** begin Records shown **

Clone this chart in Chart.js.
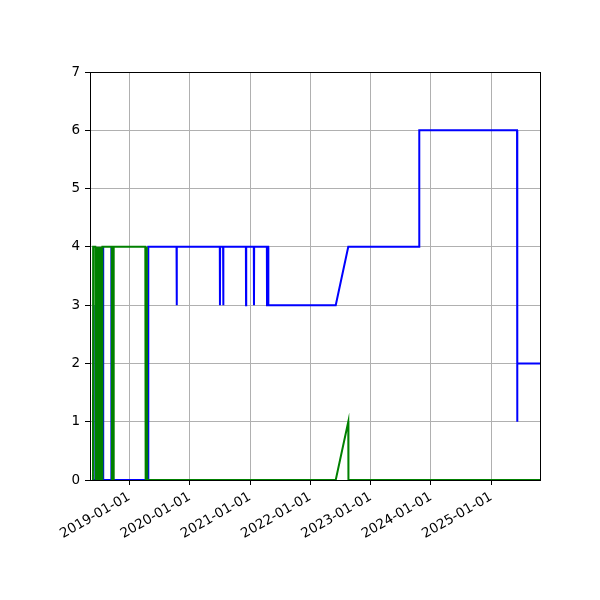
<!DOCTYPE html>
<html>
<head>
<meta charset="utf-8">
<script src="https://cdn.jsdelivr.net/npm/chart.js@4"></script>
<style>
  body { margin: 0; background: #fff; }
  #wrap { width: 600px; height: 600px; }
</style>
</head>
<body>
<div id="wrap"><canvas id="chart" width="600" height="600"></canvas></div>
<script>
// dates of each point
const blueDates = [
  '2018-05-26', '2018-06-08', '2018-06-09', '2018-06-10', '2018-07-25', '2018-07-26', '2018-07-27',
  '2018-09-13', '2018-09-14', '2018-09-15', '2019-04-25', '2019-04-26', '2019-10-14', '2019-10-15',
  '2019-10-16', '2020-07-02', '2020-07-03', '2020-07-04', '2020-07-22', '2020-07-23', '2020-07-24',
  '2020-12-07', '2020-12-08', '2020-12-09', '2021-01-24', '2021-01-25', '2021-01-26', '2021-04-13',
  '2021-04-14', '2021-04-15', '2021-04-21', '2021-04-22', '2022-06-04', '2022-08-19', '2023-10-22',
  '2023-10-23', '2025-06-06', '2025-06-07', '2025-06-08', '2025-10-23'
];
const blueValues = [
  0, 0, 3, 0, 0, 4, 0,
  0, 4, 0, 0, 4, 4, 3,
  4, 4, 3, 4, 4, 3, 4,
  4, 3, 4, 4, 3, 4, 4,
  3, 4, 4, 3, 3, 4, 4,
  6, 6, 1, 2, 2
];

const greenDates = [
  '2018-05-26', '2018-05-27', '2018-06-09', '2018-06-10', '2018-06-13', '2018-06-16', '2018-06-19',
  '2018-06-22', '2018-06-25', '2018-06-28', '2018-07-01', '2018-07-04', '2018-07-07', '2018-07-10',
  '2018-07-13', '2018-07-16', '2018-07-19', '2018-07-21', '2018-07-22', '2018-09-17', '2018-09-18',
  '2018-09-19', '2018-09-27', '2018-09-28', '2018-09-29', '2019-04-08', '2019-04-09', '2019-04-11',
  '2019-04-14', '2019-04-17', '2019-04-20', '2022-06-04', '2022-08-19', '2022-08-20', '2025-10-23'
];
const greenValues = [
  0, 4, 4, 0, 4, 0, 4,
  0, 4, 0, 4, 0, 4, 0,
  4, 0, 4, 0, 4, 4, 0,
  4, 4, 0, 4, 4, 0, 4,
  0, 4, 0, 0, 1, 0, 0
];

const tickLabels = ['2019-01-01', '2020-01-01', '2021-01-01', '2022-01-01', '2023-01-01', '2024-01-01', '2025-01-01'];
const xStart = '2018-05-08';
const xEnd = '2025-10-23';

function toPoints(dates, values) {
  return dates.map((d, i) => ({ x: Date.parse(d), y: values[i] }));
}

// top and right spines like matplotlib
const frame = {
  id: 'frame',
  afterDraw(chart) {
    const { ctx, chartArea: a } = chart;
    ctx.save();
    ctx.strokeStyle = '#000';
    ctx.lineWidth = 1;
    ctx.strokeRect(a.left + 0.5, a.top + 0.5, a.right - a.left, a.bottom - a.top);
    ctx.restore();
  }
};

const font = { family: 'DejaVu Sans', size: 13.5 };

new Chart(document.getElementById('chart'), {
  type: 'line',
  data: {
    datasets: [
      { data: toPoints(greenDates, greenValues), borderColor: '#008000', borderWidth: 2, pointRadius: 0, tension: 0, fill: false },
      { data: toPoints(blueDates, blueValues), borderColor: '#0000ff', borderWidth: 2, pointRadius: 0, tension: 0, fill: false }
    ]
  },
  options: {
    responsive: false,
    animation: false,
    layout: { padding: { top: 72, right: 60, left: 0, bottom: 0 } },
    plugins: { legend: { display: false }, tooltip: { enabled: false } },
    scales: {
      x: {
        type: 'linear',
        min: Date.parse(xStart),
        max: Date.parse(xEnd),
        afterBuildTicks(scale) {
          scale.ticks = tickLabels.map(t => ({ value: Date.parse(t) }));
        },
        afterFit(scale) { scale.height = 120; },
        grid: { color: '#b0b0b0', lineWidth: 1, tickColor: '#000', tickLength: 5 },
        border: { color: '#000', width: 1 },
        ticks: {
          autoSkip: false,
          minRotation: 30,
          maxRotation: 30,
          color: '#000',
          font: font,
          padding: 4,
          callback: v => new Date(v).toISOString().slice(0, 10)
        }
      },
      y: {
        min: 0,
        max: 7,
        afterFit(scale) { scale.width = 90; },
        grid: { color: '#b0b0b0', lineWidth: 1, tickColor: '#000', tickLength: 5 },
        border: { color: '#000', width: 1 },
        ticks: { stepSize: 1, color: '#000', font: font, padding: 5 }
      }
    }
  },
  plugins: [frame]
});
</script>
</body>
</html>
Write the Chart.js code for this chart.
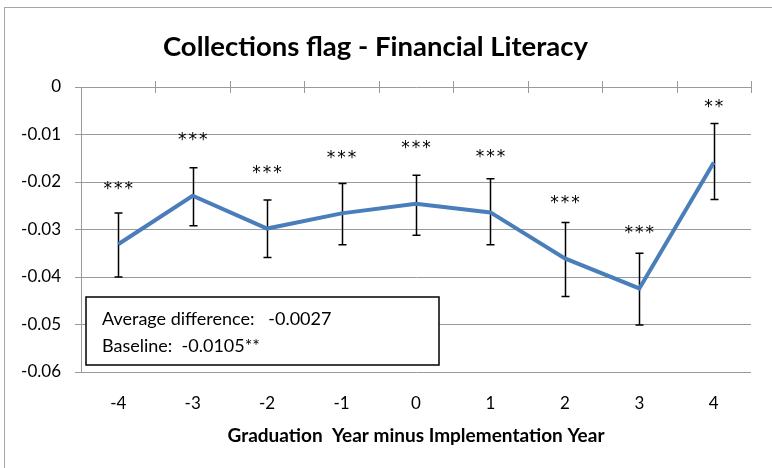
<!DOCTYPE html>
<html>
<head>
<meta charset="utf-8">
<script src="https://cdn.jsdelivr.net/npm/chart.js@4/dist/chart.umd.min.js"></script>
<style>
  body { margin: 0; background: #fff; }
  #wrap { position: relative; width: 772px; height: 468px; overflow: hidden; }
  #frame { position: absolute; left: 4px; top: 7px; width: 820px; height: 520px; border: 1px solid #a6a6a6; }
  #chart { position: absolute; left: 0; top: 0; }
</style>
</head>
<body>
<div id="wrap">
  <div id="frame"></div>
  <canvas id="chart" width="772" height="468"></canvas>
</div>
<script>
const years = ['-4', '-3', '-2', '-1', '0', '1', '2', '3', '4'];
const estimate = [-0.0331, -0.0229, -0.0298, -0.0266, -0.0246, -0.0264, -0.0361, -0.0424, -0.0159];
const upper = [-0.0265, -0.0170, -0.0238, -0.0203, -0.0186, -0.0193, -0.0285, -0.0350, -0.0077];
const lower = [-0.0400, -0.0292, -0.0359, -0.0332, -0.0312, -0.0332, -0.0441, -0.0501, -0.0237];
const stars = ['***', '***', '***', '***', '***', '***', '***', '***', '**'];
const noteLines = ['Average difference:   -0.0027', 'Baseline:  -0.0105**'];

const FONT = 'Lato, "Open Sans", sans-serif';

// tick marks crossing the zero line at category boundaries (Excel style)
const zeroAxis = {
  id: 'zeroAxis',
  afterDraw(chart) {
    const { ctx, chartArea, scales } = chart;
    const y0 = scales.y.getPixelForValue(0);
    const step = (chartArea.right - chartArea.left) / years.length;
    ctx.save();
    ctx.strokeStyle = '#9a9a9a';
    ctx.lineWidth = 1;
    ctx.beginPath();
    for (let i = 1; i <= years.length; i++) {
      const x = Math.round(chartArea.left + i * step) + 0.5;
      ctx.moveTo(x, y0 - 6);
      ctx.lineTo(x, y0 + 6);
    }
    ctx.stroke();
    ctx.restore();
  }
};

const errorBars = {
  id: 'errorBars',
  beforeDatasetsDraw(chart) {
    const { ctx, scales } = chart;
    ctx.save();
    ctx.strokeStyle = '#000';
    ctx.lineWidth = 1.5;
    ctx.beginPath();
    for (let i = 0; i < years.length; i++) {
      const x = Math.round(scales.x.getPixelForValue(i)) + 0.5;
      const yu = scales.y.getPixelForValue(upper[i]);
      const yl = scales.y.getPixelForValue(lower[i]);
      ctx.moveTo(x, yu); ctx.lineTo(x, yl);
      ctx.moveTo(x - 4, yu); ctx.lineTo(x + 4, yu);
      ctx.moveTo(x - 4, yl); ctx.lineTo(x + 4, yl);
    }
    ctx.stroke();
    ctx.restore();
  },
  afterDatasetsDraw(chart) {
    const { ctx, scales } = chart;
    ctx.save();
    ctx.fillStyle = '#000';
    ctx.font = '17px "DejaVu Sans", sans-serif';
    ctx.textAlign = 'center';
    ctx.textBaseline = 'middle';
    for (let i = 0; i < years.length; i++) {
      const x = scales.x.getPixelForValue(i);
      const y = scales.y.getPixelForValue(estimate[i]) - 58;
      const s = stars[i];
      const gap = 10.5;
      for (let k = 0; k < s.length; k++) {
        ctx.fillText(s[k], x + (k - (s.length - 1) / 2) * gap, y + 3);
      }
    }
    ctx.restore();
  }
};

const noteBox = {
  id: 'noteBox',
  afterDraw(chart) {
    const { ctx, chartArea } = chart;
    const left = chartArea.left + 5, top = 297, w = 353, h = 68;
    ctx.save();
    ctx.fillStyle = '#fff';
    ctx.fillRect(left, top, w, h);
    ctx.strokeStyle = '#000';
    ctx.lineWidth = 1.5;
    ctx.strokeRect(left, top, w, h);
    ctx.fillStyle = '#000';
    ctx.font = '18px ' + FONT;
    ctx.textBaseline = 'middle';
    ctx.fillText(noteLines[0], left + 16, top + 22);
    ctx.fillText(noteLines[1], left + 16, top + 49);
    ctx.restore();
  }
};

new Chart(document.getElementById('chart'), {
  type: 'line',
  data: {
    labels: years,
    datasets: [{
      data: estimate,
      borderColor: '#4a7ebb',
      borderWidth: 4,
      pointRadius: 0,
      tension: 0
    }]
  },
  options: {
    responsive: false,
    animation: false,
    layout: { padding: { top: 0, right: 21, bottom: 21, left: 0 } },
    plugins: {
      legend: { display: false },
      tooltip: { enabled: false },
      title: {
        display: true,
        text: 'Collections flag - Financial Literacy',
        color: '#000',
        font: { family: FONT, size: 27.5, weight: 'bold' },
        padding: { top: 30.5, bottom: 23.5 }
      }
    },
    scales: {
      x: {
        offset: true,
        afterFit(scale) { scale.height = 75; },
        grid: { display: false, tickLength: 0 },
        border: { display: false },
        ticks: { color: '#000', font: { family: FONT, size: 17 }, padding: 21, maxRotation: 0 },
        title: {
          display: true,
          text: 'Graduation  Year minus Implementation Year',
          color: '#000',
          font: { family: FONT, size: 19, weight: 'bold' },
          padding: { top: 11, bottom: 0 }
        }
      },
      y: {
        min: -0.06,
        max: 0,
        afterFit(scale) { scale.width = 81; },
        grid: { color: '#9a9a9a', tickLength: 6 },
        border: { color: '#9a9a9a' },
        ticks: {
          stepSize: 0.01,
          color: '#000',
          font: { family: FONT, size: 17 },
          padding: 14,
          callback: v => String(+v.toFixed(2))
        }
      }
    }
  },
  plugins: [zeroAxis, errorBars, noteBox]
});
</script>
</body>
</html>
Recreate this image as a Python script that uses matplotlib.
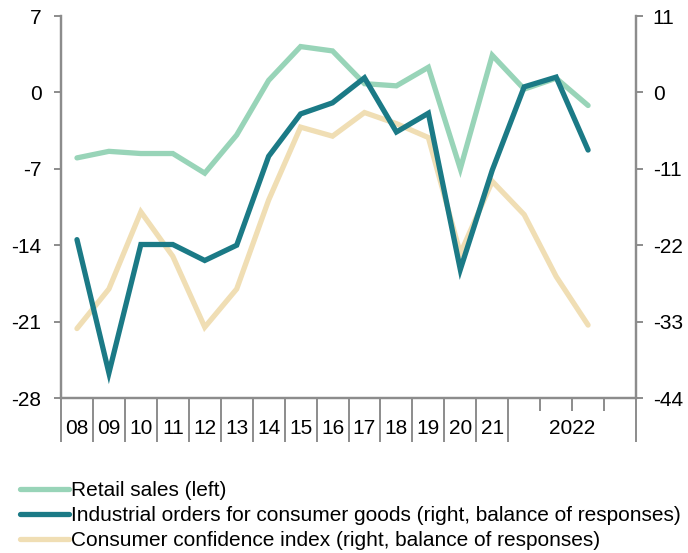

** end Records shown **

Copy every line that includes the string "matplotlib" from the material above.

// top and right spines like matplotlib
Recreate this image as a Python script that uses matplotlib.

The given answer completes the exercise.